Just a few months ago JW reported that community healthcare centers across the country shared $150 million in federal grants to enroll people in Obamacare. Shortly after that chunk of cash was distributed the administration gave dozens of leftist organizations $67 million to help people “navigate” health insurance exchanges that at the time had not even been fully established. Of important note is that the feds assured the so-called navigators would perform their duties in a “culturally competent manner.”
These examples are listed to document the exorbitant amounts of money that the administration has already blown to bolster its horrendous law. The federal allocations also include large sums to help states launch market places where the public can shop for health insurance. Part of the failed plan includes creating websites that facilitate the process, allowing one-stop shopping at the push of a button. After all, the United Nations has declared—and President Obama has confirmed—that internet service is a basic human right.
Maryland, the state mentioned at the top of this piece, got an astounding $180 million from the feds to launch its insurance marketplace, likely because its governor, Democrat Martin O’Malley, has been one of the law’s most ardent cheerleaders. The figure includes an “Exchange Planning” grant of $1 million,” a $6.2 million “Early Innovator” grant, a $27 million “Level One Establishment” grant to conduct data and policy analysis and an whopping $123 million to “support continued policy development and consumer outreach, assistance and education.”
More than $90 million was spent on technology, according to a mainstream newspaper report, that confirms the Maryland exchange website never worked properly, crashed on its first day and struggled through the first enrollment period. “State officials have said the exchange is so structurally flawed that it would be cheaper to replace the system than continue to fix it,” the news article says. And how much is that going to cost U.S. taxpayers? A breathtaking $40 to $50 million and that doesn’t even include “software and hardware costs.”

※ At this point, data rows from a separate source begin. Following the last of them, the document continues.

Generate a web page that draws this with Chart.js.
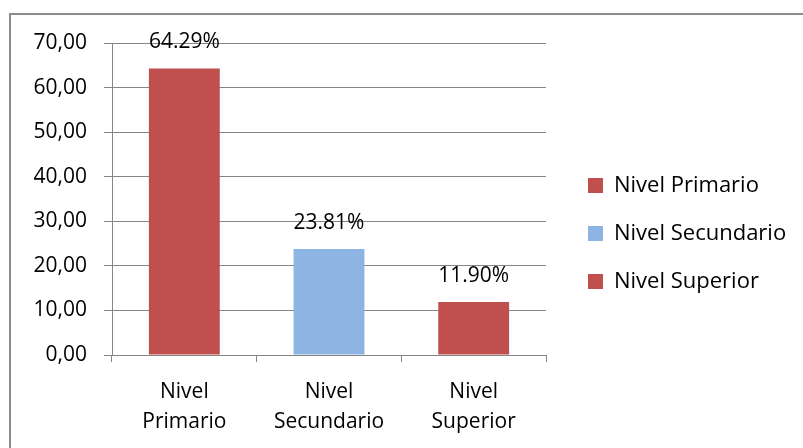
<!DOCTYPE html>
<html lang="es">
<head>
  <meta charset="UTF-8" />
  <title>Nivel educativo</title>
  <style>
    body { margin: 0; background: #fff; }
    .wrap { position: relative; width: 803px; height: 448px; overflow: hidden; }
    .frame {
      position: absolute; left: 9px; top: 13px; width: 900px; height: 500px;
      border-top: 2px solid #8c8c8c; border-left: 2px solid #8c8c8c;
    }
    #chart { position: absolute; left: 0; top: 0; }
  </style>
</head>
<body>
  <div class="wrap">
    <div class="frame"></div>
    <canvas id="chart" width="803" height="448"></canvas>
  </div>

  <script src="https://cdn.jsdelivr.net/npm/chart.js"></script>
  <script>
    const categories = ['Nivel Primario', 'Nivel Secundario', 'Nivel Superior'];
    const percentages = [64.29, 23.81, 11.90];
    const barColors = ['#c0504d', '#8eb4e3', '#c0504d'];
    const yTicks = [0, 10, 20, 30, 40, 50, 60, 70];

    const FONT = '"Open Sans", "DejaVu Sans", sans-serif';
    const GRID = '#868686';

    // value labels above each bar, e.g. "64.29%"
    const barLabels = {
      id: 'barLabels',
      afterDatasetsDraw(chart) {
        const ctx = chart.ctx;
        const meta = chart.getDatasetMeta(0);
        ctx.save();
        ctx.font = '21px ' + FONT;
        ctx.fillStyle = '#000';
        ctx.textAlign = 'center';
        ctx.textBaseline = 'middle';
        meta.data.forEach((bar, i) => {
          ctx.fillText(percentages[i].toFixed(2) + '%', bar.x, bar.y - 26);
        });
        ctx.restore();
      }
    };

    // legend gets a fixed width (the layout would cap it at a quarter of the canvas)
    // and is nudged a little away from the plot, like the original
    const legendNudge = {
      id: 'legendNudge',
      beforeLayout(chart) {
        const lg = chart.legend;
        if (lg && !lg._fixedFit) {
          const fit = lg.fit;
          lg.fit = function () {
            fit.call(this);
            this.width = 257;
          };
          lg._fixedFit = true;
        }
      },
      afterLayout(chart) {
        const lg = chart.legend;
        lg.left += 16;
        lg.top -= 12;
        lg.bottom -= 12;
      }
    };

    new Chart(document.getElementById('chart'), {
      type: 'bar',
      data: {
        labels: categories,
        datasets: [{
          data: percentages,
          backgroundColor: barColors,
          borderWidth: 0,
          categoryPercentage: 1,
          barPercentage: 0.49
        }]
      },
      options: {
        responsive: false,
        animation: false,
        layout: { padding: { top: 43, left: 0, right: 0, bottom: 0 } },
        plugins: {
          tooltip: { enabled: false },
          legend: {
            position: 'right',
            labels: {
              font: { family: FONT, size: 22, lineHeight: 1 },
              color: '#000',
              boxWidth: 15,
              boxHeight: 15,
              padding: 26,
              generateLabels: () => categories.map((c, i) => ({
                text: c,
                fillStyle: barColors[i],
                strokeStyle: barColors[i],
                lineWidth: 0,
                index: i
              }))
            }
          }
        },
        scales: {
          x: {
            grid: {
              offset: true,
              drawOnChartArea: false,
              drawTicks: true,
              tickLength: 7,
              color: GRID
            },
            border: { color: GRID },
            ticks: {
              color: '#000',
              padding: 15,
              font: { family: FONT, size: 21, lineHeight: 1.43 },
              callback: (v, i) => categories[i].split(' ')
            },
            afterFit: s => { s.height = 93; }
          },
          y: {
            min: 0,
            max: 70,
            afterBuildTicks: s => { s.ticks = yTicks.map(v => ({ value: v })); },
            grid: { color: GRID, tickLength: 8 },
            border: { color: GRID },
            ticks: {
              color: '#000',
              padding: 17,
              font: { family: FONT, size: 21 },
              callback: v => v.toFixed(2).replace('.', ',')
            },
            afterFit: s => { s.width = 112; }
          }
        }
      },
      plugins: [barLabels, legendNudge]
    });
  </script>
</body>
</html>
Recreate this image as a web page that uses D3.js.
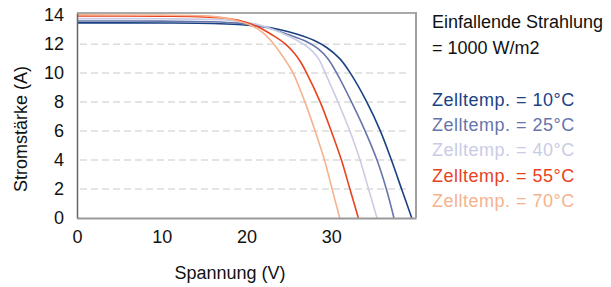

Maryland officials have already hired another company to oversee the replacement of the defective program, which probably means the cash continues to flow from Washington. Downplaying the serious gouging, Governor O’Malley has the audacity to call it an “upgrade” of the system. Maryland’s health secretary, Dr. Joshua Sharfstein, blamed the problem on contractors when he testified before Congress a few weeks ago. Federal lawmakers summoned Sharfstein when the board overseeing Maryland’s exchange voted unanimously to shut down its website in the aftermath of a state audit citing serious issues related to management and planning.